Non Intrusive Load Monitoring (NILM) or Energy Disaggregation (ED), seeks to save energy by decomposing corresponding appliances power reading from an aggregate power reading of the whole house. It is a single channel blind source separation problem (SCBSS) and difficult prediction problem because it is unidentifiable. Recent research shows that deep learning has become a growing popularity for NILM problem. The ability of neural networks to extract load features is closely related to its depth. However, deep neural network is difficult to train because of exploding gradient, vanishing gradient and network degradation.
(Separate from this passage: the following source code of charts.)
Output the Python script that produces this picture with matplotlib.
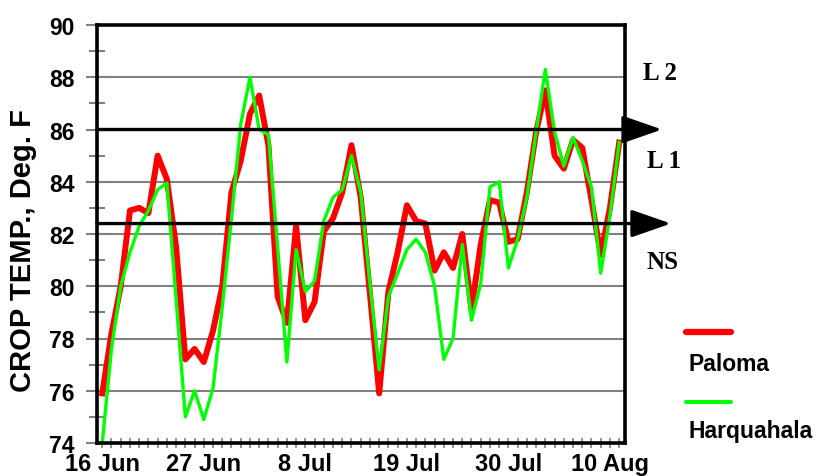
import numpy as np
import pandas as pd
import matplotlib
matplotlib.use('Agg')
import matplotlib.pyplot as plt
from matplotlib.lines import Line2D

plt.rcParams['font.family'] = ['Liberation Sans', 'DejaVu Sans']
plt.rcParams['font.weight'] = 'bold'

# daily crop temperature, deg F, from 16 Jun
START = '2000-06-16'
paloma = [75.9, 78.2, 80.0, 82.9, 83.0, 82.8, 85.0, 84.1, 81.5, 77.2,
          77.6, 77.1, 78.3, 80.0, 83.6, 84.8, 86.6, 87.3, 85.4, 79.6,
          78.6, 82.3, 78.7, 79.4, 82.1, 82.6, 83.6, 85.4, 83.4, 79.7,
          75.9, 79.8, 81.3, 83.1, 82.5, 82.4, 80.6, 81.3, 80.7, 82.0,
          79.1, 81.6, 83.3, 83.2, 81.7, 81.8, 83.6, 85.9, 87.5, 85.0,
          84.5, 85.6, 85.3, 83.3, 81.2, 83.0, 85.5]
harquahala = [74.0, 77.6, 80.0, 81.3, 82.3, 82.9, 83.7, 83.95, 79.5, 75.0,
              76.0, 74.9, 76.1, 79.2, 82.6, 86.2, 88.0, 86.0, 85.8, 81.5,
              77.1, 81.4, 79.8, 80.2, 82.5, 83.4, 83.7, 85.0, 83.6, 80.1,
              76.8, 79.6, 80.5, 81.4, 81.8, 81.3, 80.0, 77.2, 78.0, 81.6,
              78.7, 80.1, 83.8, 84.0, 80.7, 81.8, 83.4, 85.9, 88.3, 85.9,
              84.6, 85.7, 84.8, 83.8, 80.5, 82.7, 85.5]
series_names = ['Paloma', 'Harquahala']
series_colors = ['#ff0000', '#00ff00']

thresholds = [86.0, 82.4]
level_labels = ['L 2', 'L 1', 'NS']
level_label_y = [87.93, 84.56, 80.71]

yticks = np.arange(74, 91, 2)
tick_days = [0, 11, 22, 33, 44, 55]

days = np.arange(len(paloma))
dates = pd.date_range(START, periods=len(paloma), freq='D')
tick_labels = [f"{d.day} {d.strftime('%b')}" for d in dates[tick_days]]

fig = plt.figure(figsize=(8.17, 4.77), dpi=100)
ax = fig.add_axes([97/817, 33/477, 528/817, 418/477])

for v in yticks[1:-1]:
    ax.axhline(v, color='#808080', lw=1.5, zorder=1)

ax.plot(days, paloma, color=series_colors[0], lw=4.3, zorder=3)
ax.plot(days, harquahala, color=series_colors[1], lw=2.4, zorder=4)

ax.set_xlim(-0.57, 56.63)
ax.set_ylim(74, 90)

ax.set_yticks(yticks)
ax.set_yticklabels([str(v) for v in yticks], fontsize=16.5, fontweight='bold')
ax.set_yticks(np.arange(75, 90, 2), minor=True)
ax.tick_params(axis='y', which='major', direction='inout', length=16, width=1.5,
               color='#808080', pad=8, right=False)
ax.tick_params(axis='y', which='minor', direction='inout', length=11.5, width=1.5,
               color='#808080', right=False)

ax.set_xticks(tick_days)
ax.set_xticklabels(tick_labels, fontsize=17, fontweight='bold')
ax.set_xticks(days, minor=True)
ax.tick_params(axis='x', which='both', direction='inout', length=7.5, width=1.2,
               color='#808080', pad=3, top=False)

for s in ax.spines.values():
    s.set_linewidth(2.6)
    s.set_color('black')
    s.set_zorder(5)

# threshold arrows
tips = [1.07, 1.087]
for t, tip in zip(thresholds, tips):
    ax.annotate('', xy=(tip, t), xycoords=('axes fraction', 'data'),
                xytext=(0, t), textcoords=('axes fraction', 'data'),
                arrowprops=dict(arrowstyle='-|>,head_length=2.44,head_width=0.85',
                                color='k', lw=2.4, mutation_scale=10,
                                shrinkA=0, shrinkB=0),
                annotation_clip=False, zorder=6)

label_x = [1.034, 1.041, 1.041]
for lab, lx, ly in zip(level_labels, label_x, level_label_y):
    ax.text(lx, ly, lab, transform=ax.get_yaxis_transform(), fontsize=18,
            fontweight='bold', family='Liberation Serif', va='baseline',
            ha='left', clip_on=False)

fig.text(23/817, 1 - 251/477, 'CROP TEMP., Deg. F', rotation=90, fontsize=21,
         fontweight='bold', ha='center', va='center')

# legend: line sample above the name
leg_line_y = [1 - 333/477, 1 - 403/477]
leg_text_y = [1 - 370.7/477, 1 - 438.3/477]
leg_lw = [4.5, 2.9]
for name, c, ly, ty, lw in zip(series_names, series_colors, leg_line_y, leg_text_y, leg_lw):
    fig.add_artist(Line2D([686/817, 731/817], [ly, ly], color=c, lw=lw,
                          solid_capstyle='round', transform=fig.transFigure))
    fig.text(688/817, ty, name, fontsize=16.5, fontweight='bold', va='baseline', ha='left')

fig.savefig('out.png', dpi=100)
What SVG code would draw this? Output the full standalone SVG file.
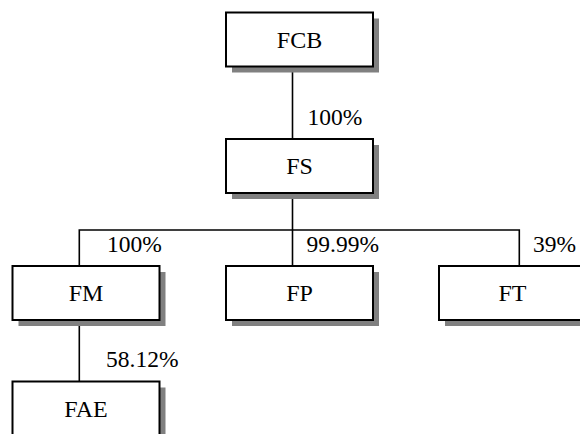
<svg xmlns="http://www.w3.org/2000/svg" width="580" height="434" viewBox="0 0 580 434">
<defs>
<style>
.shadow{fill:#808080;stroke:none}
.box{fill:#fff;stroke:#000;stroke-width:2}
.name{font-family:"Liberation Serif","Times New Roman",serif;font-size:24px;fill:#000;text-anchor:middle}
.pct{font-family:"Liberation Serif","Times New Roman",serif;font-size:23.5px;fill:#000}
.conn{stroke:#000;stroke-width:1.6;fill:none}
</style>
</defs>
<rect width="580" height="434" fill="#fff"/>
<g id="connectors">
<line class="conn" x1="292.5" y1="66.5" x2="292.5" y2="139"/>
<line class="conn" x1="292.5" y1="193" x2="292.5" y2="266"/>
<polyline class="conn" points="79.3,266 79.3,230 519.3,230 519.3,266"/>
<line class="conn" x1="79.3" y1="320" x2="79.3" y2="381.5"/>
<text class="pct" x="307.5" y="125">100%</text>
<text class="pct" x="107" y="252">100%</text>
<text class="pct" x="306.5" y="252">99.99%</text>
<text class="pct" x="533" y="252">39%</text>
<text class="pct" x="106" y="367">58.12%</text>
</g>
<g id="FCB">
<rect class="shadow" x="232" y="18.5" width="147" height="54"/>
<rect class="box" x="226" y="12.5" width="147" height="54"/>
<text class="name" x="299.5" y="47.5">FCB</text>
</g>
<g id="FS">
<rect class="shadow" x="232" y="145" width="147" height="54"/>
<rect class="box" x="226" y="139" width="147" height="54"/>
<text class="name" x="299.5" y="174">FS</text>
</g>
<g id="FM">
<rect class="shadow" x="18.5" y="272" width="147" height="54"/>
<rect class="box" x="12.5" y="266" width="147" height="54"/>
<text class="name" x="86" y="301">FM</text>
</g>
<g id="FP">
<rect class="shadow" x="232" y="272" width="147" height="54"/>
<rect class="box" x="226" y="266" width="147" height="54"/>
<text class="name" x="299.5" y="301">FP</text>
</g>
<g id="FT">
<rect class="shadow" x="445" y="272" width="147" height="54"/>
<rect class="box" x="439" y="266" width="147" height="54"/>
<text class="name" x="512.5" y="301">FT</text>
</g>
<g id="FAE">
<rect class="shadow" x="18.5" y="387.5" width="147" height="54"/>
<rect class="box" x="12.5" y="381.5" width="147" height="54"/>
<text class="name" x="86" y="417">FAE</text>
</g>
</svg>
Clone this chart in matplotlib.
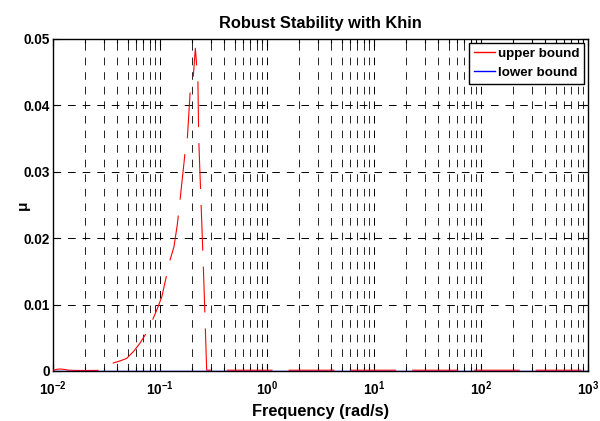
import matplotlib
matplotlib.use('Agg')
import matplotlib.pyplot as plt
from matplotlib.lines import Line2D
from matplotlib.ticker import FixedLocator, NullFormatter

plt.rcParams['font.family'] = ['Liberation Sans', 'DejaVu Sans']
plt.rcParams['font.weight'] = 'bold'
plt.rcParams['mathtext.fontset'] = 'custom'
plt.rcParams['mathtext.rm'] = 'Liberation Sans:bold'
plt.rcParams['mathtext.it'] = 'Liberation Sans:bold'
plt.rcParams['mathtext.bf'] = 'Liberation Sans:bold'
plt.rcParams['lines.scale_dashes'] = False

# ---- data ----
freq_upper = [0.0100, 0.0108, 0.0116, 0.0126, 0.0140, 0.0170, 0.0220, 0.0270,
              0.0310, 0.0364, 0.0420, 0.0488, 0.0570, 0.0650, 0.0752, 0.0863,
              0.0950, 0.1040, 0.1156, 0.1240, 0.1350, 0.1450, 0.1540, 0.1710,
              0.1800, 0.1910, 0.1970, 0.2050, 0.2140, 0.2200, 0.2260, 0.2300,
              0.2510, 0.2590, 0.2730, 0.3000, 0.5000, 1.0, 3.0, 10.0, 30.0,
              100.0, 300.0, 1000.0]
mu_upper = [0.00010, 0.00025, 0.00030, 0.00025, 0.00012, 0.00008, 0.00008, 0.00010,
            0.00050, 0.00120, 0.00150, 0.00190, 0.00300, 0.00420, 0.00580, 0.00790,
            0.00950, 0.01120, 0.01450, 0.01670, 0.01870, 0.02200, 0.02580, 0.03270,
            0.03500, 0.04180, 0.04320, 0.04450, 0.04860, 0.04610, 0.04380, 0.03500,
            0.01820, 0.01170, 0.00012, 0.00012, 0.00012, 0.00012, 0.00012, 0.00012,
            0.00012, 0.00012, 0.00012, 0.00012]
freq_lower = [0.01, 1000.0]
mu_lower = [0.0, 0.0]

series_labels = ['upper bound', 'lower bound']
y_ticks = [0, 0.01, 0.02, 0.03, 0.04, 0.05]
y_tick_labels = ['0', '0.01', '0.02', '0.03', '0.04', '0.05']
x_ticks = [1e-2, 1e-1, 1e0, 1e1, 1e2, 1e3]
x_tick_labels = [r'$\mathbf{10^{-2}}$', r'$\mathbf{10^{-1}}$', r'$\mathbf{10^{0}}$',
                 r'$\mathbf{10^{1}}$', r'$\mathbf{10^{2}}$', r'$\mathbf{10^{3}}$']
title = 'Robust Stability with Khin'
xlabel = 'Frequency (rad/s)'
ylabel = 'μ'

# ---- figure ----
fig = plt.figure(figsize=(6.0, 4.21), dpi=100)
ax = fig.add_axes([53/600, 1 - 371/421, 535/600, 332/421])

ax.plot(freq_upper, mu_upper, color='red', lw=0.8, dashes=(33, 11.5), zorder=3)
ax.plot(freq_lower, mu_lower, color='blue', lw=1.0, zorder=3)

ax.set_xscale('log')
ax.set_xlim(1e-2, 1e3)
ax.set_ylim(0, 0.05)

ax.set_xticks(x_ticks)
ax.set_xticklabels(x_tick_labels)
minor = [m * 10.0**e for e in range(-2, 3) for m in range(2, 10)]
ax.xaxis.set_minor_locator(FixedLocator(minor))
ax.xaxis.set_minor_formatter(NullFormatter())
ax.set_yticks(y_ticks)
ax.set_yticklabels(y_tick_labels)

ax.grid(which='major', axis='both', color='black', lw=0.7, dashes=(5.5, 5))
ax.grid(which='minor', axis='x', color='black', lw=0.6, dashes=(5.5, 5))

ax.tick_params(which='both', direction='in', top=True, right=True,
               labelsize=9.8, width=0.8)
ax.tick_params(axis='y', pad=2)
ax.tick_params(axis='x', pad=6)
ax.tick_params(which='major', length=5)
ax.tick_params(which='minor', length=3)
for s in ax.spines.values():
    s.set_linewidth(1.0)

ax.set_title(title, fontsize=11.8, fontweight='bold', pad=8)
ax.set_xlabel(xlabel, fontsize=11.8, fontweight='bold')
ax.xaxis.set_label_coords(0.5, -0.098)
ax.set_ylabel(ylabel, fontsize=11, fontweight='bold')
ax.yaxis.set_label_coords(-0.044, 0.5)

handles = [Line2D([], [], color='red', lw=1.0),
           Line2D([], [], color='blue', lw=1.0)]
leg = ax.legend(handles, series_labels, loc='upper right', fontsize=9.6,
                frameon=True, fancybox=False, framealpha=1, edgecolor='black',
                borderaxespad=0.3, borderpad=0.35, handlelength=1.6,
                handletextpad=0.2, labelspacing=0.5)
leg.get_frame().set_linewidth(1.0)
leg.set_zorder(5)

fig.savefig('out.png', dpi=100)
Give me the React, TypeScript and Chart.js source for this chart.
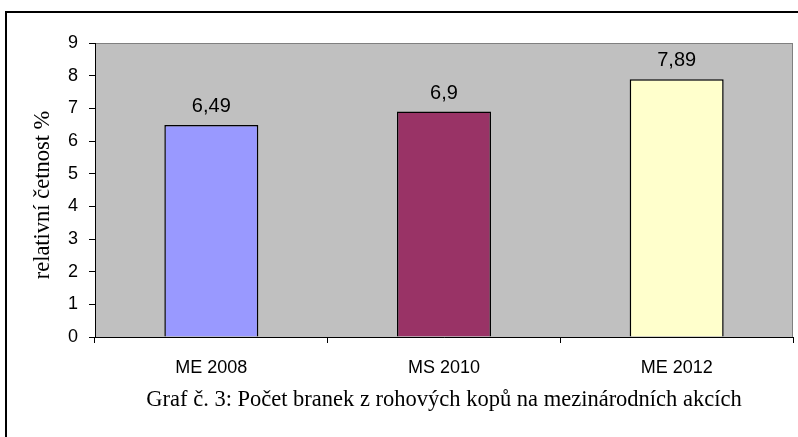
import React, { useEffect, useRef } from "react";
import { Chart, registerables } from "chart.js";

Chart.register(...registerables);

const categories = ["ME 2008", "MS 2010", "ME 2012"];
const values = [6.49, 6.9, 7.89];
const barColors = ["#9999FF", "#993366", "#FFFFCC"];
const yTicks = [0, 1, 2, 3, 4, 5, 6, 7, 8, 9];
const yTitle = "relativní četnost %";
const caption = "Graf č. 3: Počet branek z rohových kopů na mezinárodních akcích";

const SANS = '"Liberation Sans", Arial, sans-serif';
const SERIF = '"Liberation Serif", "Times New Roman", serif';

const framePlugin = {
  id: "frame",
  beforeDraw(chart: any) {
    const { ctx, chartArea } = chart;
    ctx.save();
    ctx.fillStyle = "#FFFFFF";
    ctx.fillRect(0, 0, chart.width, chart.height);
    ctx.fillStyle = "#C0C0C0";
    ctx.fillRect(chartArea.left, chartArea.top, chartArea.right - chartArea.left, chartArea.bottom - chartArea.top);
    ctx.strokeStyle = "#808080";
    ctx.lineWidth = 1;
    ctx.strokeRect(chartArea.left + 0.5, chartArea.top + 0.5, chartArea.right - chartArea.left - 1, chartArea.bottom - chartArea.top);
    ctx.strokeStyle = "#000000";
    ctx.lineWidth = 2;
    ctx.beginPath();
    ctx.moveTo(6, chart.height);
    ctx.lineTo(6, 12);
    ctx.lineTo(chart.width, 12);
    ctx.stroke();
    ctx.restore();
  },
  afterDraw(chart: any) {
    const { ctx, chartArea } = chart;
    ctx.save();
    ctx.fillStyle = "#000000";
    ctx.font = `22.5px ${SERIF}`;
    ctx.textAlign = "center";
    ctx.textBaseline = "alphabetic";
    ctx.fillText(caption, (chartArea.left + chartArea.right) / 2, 406);
    ctx.translate(43, 195);
    ctx.rotate(-Math.PI / 2);
    ctx.textBaseline = "middle";
    ctx.fillText(yTitle, 0, 0);
    ctx.restore();
  },
};

const labelPlugin = {
  id: "valueLabels",
  afterDatasetsDraw(chart: any) {
    const { ctx } = chart;
    const meta = chart.getDatasetMeta(0);
    ctx.save();
    ctx.fillStyle = "#000000";
    ctx.font = `20px ${SANS}`;
    ctx.textAlign = "center";
    ctx.textBaseline = "alphabetic";
    meta.data.forEach((bar: any, i: number) => {
      const txt = String(values[i]).replace(".", ",");
      ctx.fillText(txt, bar.x, bar.y - 13);
    });
    ctx.restore();
  },
};

export default function App() {
  const ref = useRef<HTMLCanvasElement>(null);
  useEffect(() => {
    document.body.style.margin = "0";
    const chart = new Chart(ref.current as HTMLCanvasElement, {
      type: "bar",
      data: {
        labels: categories,
        datasets: [
          {
            data: values,
            backgroundColor: barColors,
            borderColor: "#000000",
            borderWidth: 1.5,
            categoryPercentage: 1,
            barPercentage: 0.404,
          },
        ],
      },
      options: {
        responsive: false,
        animation: false,
        layout: { padding: { left: 0, right: 5, top: 43, bottom: 0 } },
        plugins: {
          legend: { display: false },
          tooltip: { enabled: false },
          title: { display: false },
        },
        scales: {
          x: {
            afterFit: (s: any) => {
              s.height = 100;
            },
            grid: {
              offset: true,
              drawOnChartArea: false,
              drawTicks: true,
              tickLength: 6,
              color: "#000000",
            },
            border: { display: true, color: "#000000", width: 1 },
            ticks: {
              color: "#000000",
              font: { family: SANS, size: 18 },
              padding: 14,
              maxRotation: 0,
            },
          },
          y: {
            min: 0,
            max: 9,
            afterFit: (s: any) => {
              s.width = 95;
            },
            afterBuildTicks: (s: any) => {
              s.ticks = yTicks.map((v) => ({ value: v }));
            },
            grid: {
              drawOnChartArea: false,
              drawTicks: true,
              tickLength: 6,
              color: "#000000",
            },
            border: { display: true, color: "#000000", width: 1 },
            ticks: {
              color: "#000000",
              font: { family: SANS, size: 18 },
              padding: 11,
              stepSize: 1,
            },
          },
        },
      },
      plugins: [framePlugin, labelPlugin],
    });
    return () => chart.destroy();
  }, []);
  return <canvas ref={ref} width={798} height={437} style={{ display: "block" }} />;
}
To solve these problems, we propose a sequence to point learning framework based on bidirectional (non-casual) dilated convolution for NILM. To be more convincing, we compare our method with the state of art method, Seq2point (Zhang) directly and compare with existing algorithms indirectly via two same datasets and metrics. Experiments based on REDD and UK-DALE data sets show that our proposed approach is far superior to existing approaches in all appliances.